According to the City’s Fire Department Station Commander, JJ Williams, the sprinklers were supposed to be serviced in February 2020.

“During my walk around of the affected areas, I found that the National Assembly sprinkler valve was not serviced. [The] service date was in 2017 and this needs to be done every three years.

“If properly serviced, this valve should have been locked with a chain in an open position and a block plan would have been available showing [the] system layout,” he said.

This meant, Williams said, that there was no water to trigger the automatic sprinkler system when the fire broke out on Sunday.

“The sprinkler system did not activate, was not serviced, valves appeared to have been closed. These should have been locked open with a chain,” he said.

ALSO READ: Parliament fire: Expert explains why repairs could take ‘many months’

Williams said it is unclear what portions of the building are fitted with sprinklers.

He also said the required block plan is not legible.

The report contradicts what was said by Public Works and Infrastructure, project manager Thembeka Kolele earlier in the week.

Kolele told the Joint Standing Committee on the Financial Management of Parliament that the sprinkler system was “fully functional” by October last year.

Kolele also said the sprinkler systems were checked after a power failure on 21 December that affected the whole of Cape Town.

“The department can confirm that all the equipment and all the buildings in the precinct are regularly maintained. For the fire sprinkler system, it is serviced annually and we do the repairs when there’s an issue picked up in the system,” Kolele said.

De Lille also confirmed during an interview with Radio 702 that the fire sprinklers were tested last month.


The report, meanwhile, also indicated that the National Assembly’s fire doors did not work because they were latched open.

“Fire doors were locked in an open position using latches. The latching open of fire doors assisted in the spread of the fire,” Williams added.

On Thursday, Cape Town MMC for Safety and Security, JP Smith dismissed reports that Parliament’s fire doors were rendered useless because the latches were cheap.

READ MORE: Parliament fire suspect’s attorney accuses the government of making him scapegoat

“The report found that the fire doors were disabled by being latched open. So it is not the price or the quality of the latch, the point is the fire door that is meant to compartmentalise a building so that fire doesn’t spread beyond a certain point were opened.

“The fire doors are in passages and corridors where presumably people need to pass through, and so instead of having the difficulty in opening or closing those, some of them were simply latched,” he told Radio 702.

Alarm system

On the fire alarm system in the National Assembly, Williams said it was unclear if the alarm and detection system was operational.

“No fire alarm was received by Cape Town Fire Service from the old or new National Assembly buildings. An alarm was received after the firefighters were already on scene from Tuynhuys adjacent to the assembly buildings,” he said.

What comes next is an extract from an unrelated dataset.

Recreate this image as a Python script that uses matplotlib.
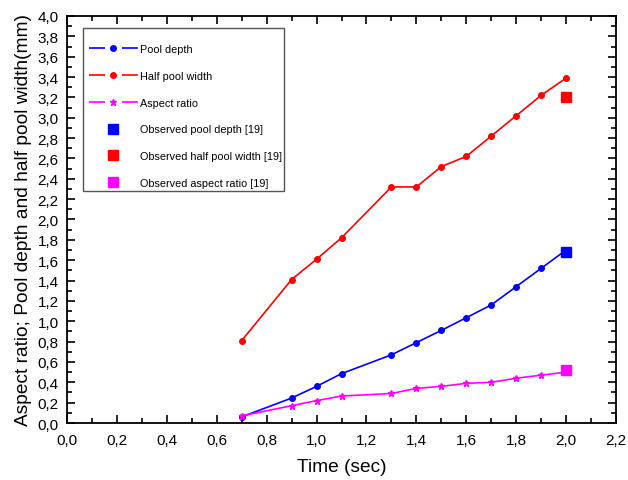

“The fire detection system appears faulty, but was badly damaged in the fire. Its operational status still needs to be determined in the investigation.”

The report stated that the smoke vents in the roof of the National Assembly did activate, while fire extinguishers and hose reels appeared to have been serviced.

Hawks takeover

The Parliament building has since been handed over to the Hawks, who will investigate the circumstances around the devastating fire.

The fire affected both the Old Assembly Wing and the National Assembly Wing of the buildings of Parliament, which house the chambers of the National Assembly and the National Council of Provinces (NCOP).

The Hawks investigators are expected to gain access to the buildings once they receive confirmation from the multidisciplinary team of engineers, including structural, electrical, and forensic experts.